Enhancing coronary heart disease diagnosis: Comparative analysis of data pre-processing techniques and machine learning models using clinical medical records.

Abstract

Machine learning techniques offer significant potential for improving the diagnosis of coronary heart disease by enabling earlier detection and timely intervention. This study presents a machine learning-based method utilizing clinical records to evaluate the impact of different data preprocessing sequences on predictive accuracy. Two clinical datasets were examined: one comprising heart failure patient data with 14 clinical features, and the Cleveland Heart Disease Dataset. The investigation compared two preprocessing strategies: standardisation prior to balancing, and balancing prior to scaling. Six machine learning models (XGBoost, GBDT, AdaBoost, Random Forest, KNN, and RaSE) were trained on an 80:20 data split and assessed using accuracy, precision, recall, and F1-score.

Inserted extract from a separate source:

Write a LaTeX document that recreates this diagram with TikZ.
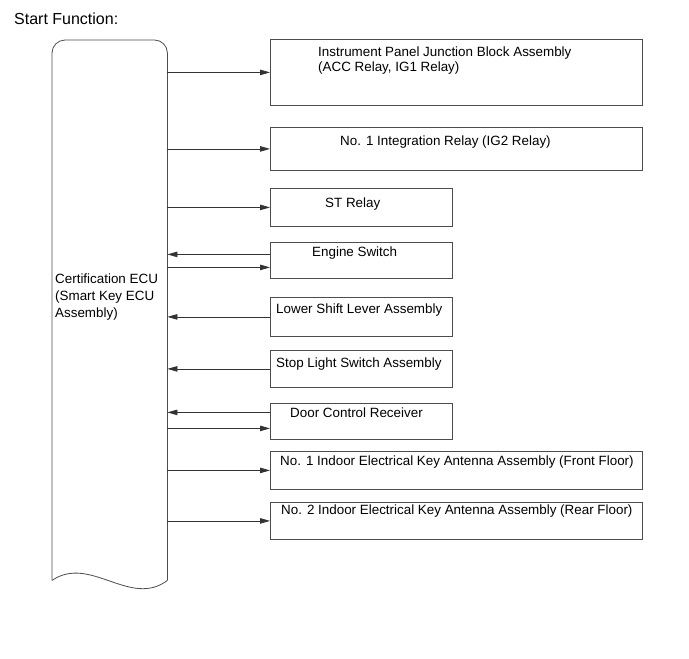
\documentclass[tikz,border=0pt]{standalone}
\usepackage{fontspec}
\setmainfont{Liberation Sans}
\usetikzlibrary{arrows.meta}

\begin{document}
\begin{tikzpicture}[x=1pt,y=-1pt,>={Triangle[length=10pt,width=5.5pt]},
  unit/.style={draw=black!70, line width=0.8pt, inner sep=0pt, anchor=north west},
  wide/.style={unit, minimum width=372pt},
  narrow/.style={unit, minimum width=182pt},
  lbl/.style={font=\fontsize{13.4}{15}\selectfont, inner sep=0pt, anchor=north west, align=left},
  wire/.style={draw=black!80, line width=0.8pt},
  ecuedge/.style={draw=black!70, line width=0.8pt}
]
  \useasboundingbox (0,0) rectangle (689,659);
  \node[font=\fontsize{16}{18}\selectfont, inner sep=0pt, anchor=base west] (heading) at (14,24) {Start Function:};

  % ECU column with wavy foot
  \node[inner sep=0pt, minimum width=115pt, minimum height=540pt, anchor=north west] (ecu) at (52,40) {};
  \draw[ecuedge, rounded corners=13pt] (ecu.south west) -- (ecu.north west) -- (ecu.north east) -- (ecu.south east);
  \draw[ecuedge] (ecu.south west) .. controls +(38,-26) and +(-37,28) .. (ecu.south east);
  \node[lbl, font=\fontsize{13.4}{17}\selectfont] (ecutext) at ([xshift=3pt,yshift=-233.4pt]ecu.north west) {Certification ECU\\(Smart Key ECU\\Assembly)};

  % units
  \node[wide, minimum height=66pt] (ipjb) at (270,39) {};
  \node[wide, minimum height=43pt] (ig2relay) at (270,127) {};
  \node[narrow, minimum height=38pt] (strelay) at (270,188) {};
  \node[narrow, minimum height=36pt] (engsw) at (270,242) {};
  \node[narrow, minimum height=39pt] (lever) at (270,297) {};
  \node[narrow, minimum height=37pt] (stopsw) at (270,350) {};
  \node[narrow, minimum height=36pt] (doorrx) at (270,403) {};
  \node[wide, minimum height=38pt] (ant1) at (270,451) {};
  \node[wide, minimum height=37pt] (ant2) at (270,502) {};

  \node[lbl] (ipjbtext) at ([xshift=48pt,yshift=-7.4pt]ipjb.north west) {Instrument Panel Junction Block Assembly\\(ACC Relay, IG1 Relay)};
  \node[lbl] (ig2text) at ([xshift=70pt,yshift=-8.4pt]ig2relay.north west) {No. 1 Integration Relay (IG2 Relay)};
  \node[lbl] (sttext) at ([xshift=55pt,yshift=-9.4pt]strelay.north west) {ST Relay};
  \node[lbl] (engtext) at ([xshift=42pt,yshift=-4.4pt]engsw.north west) {Engine Switch};
  \node[lbl] (levertext) at ([xshift=6pt,yshift=-6.4pt]lever.north west) {Lower Shift Lever Assembly};
  \node[lbl] (stoptext) at ([xshift=6pt,yshift=-7.4pt]stopsw.north west) {Stop Light Switch Assembly};
  \node[lbl] (doortext) at ([xshift=20pt,yshift=-5pt]doorrx.north west) {Door Control Receiver};
  \node[lbl] (ant1text) at ([xshift=10pt,yshift=-4.4pt]ant1.north west) {No. 1 Indoor Electrical Key Antenna Assembly (Front Floor)};
  \node[lbl] (ant2text) at ([xshift=11pt,yshift=-2.4pt]ant2.north west) {No. 2 Indoor Electrical Key Antenna Assembly (Rear Floor)};

  % signal lines
  \draw[wire,->] (ecu.east |- ipjb.west) -- (ipjb.west);
  \draw[wire,->] (ecu.east |- ig2relay.west) -- (ig2relay.west);
  \draw[wire,->] (ecu.east |- strelay.west) -- (strelay.west);
  \draw[wire,<-] ([yshift=6pt]ecu.east |- engsw.west) -- ([yshift=6pt]engsw.west);
  \draw[wire,->] ([yshift=-7pt]ecu.east |- engsw.west) -- ([yshift=-7pt]engsw.west);
  \draw[wire,<-] (ecu.east |- lever.west) -- (lever.west);
  \draw[wire,<-] (ecu.east |- stopsw.west) -- (stopsw.west);
  \draw[wire,<-] ([yshift=9pt]ecu.east |- doorrx.west) -- ([yshift=9pt]doorrx.west);
  \draw[wire,->] ([yshift=-7pt]ecu.east |- doorrx.west) -- ([yshift=-7pt]doorrx.west);
  \draw[wire,->] (ecu.east |- ant1.west) -- (ant1.west);
  \draw[wire,->] (ecu.east |- ant2.west) -- (ant2.west);
\end{tikzpicture}
\end{document}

Hyperparameters were optimized with Bayesian Optimisation. Results showed that both preprocessing designs achieved perfect accuracy on the Cleveland dataset. For the heart failure dataset, balancing before scaling led to improved accuracy (95%) compared with standardising before balancing (93.33%), and yielded higher macro-average and weighted-average F1-scores, signifying better overall classification performance. Among the evaluated models, XGBoost consistently provided the most robust predictions across conditions. These findings highlight the critical influence of preprocessing sequence on model effectiveness in imbalanced clinical data and suggest that balancing before scaling significantly enhances classification accuracy. XGBoost stands out as a reliable model for potential implementation in clinical decision support systems. Overall, this study advances the development of AI-driven tools for digital health applications, contributing meaningful insights to the field of health informatics.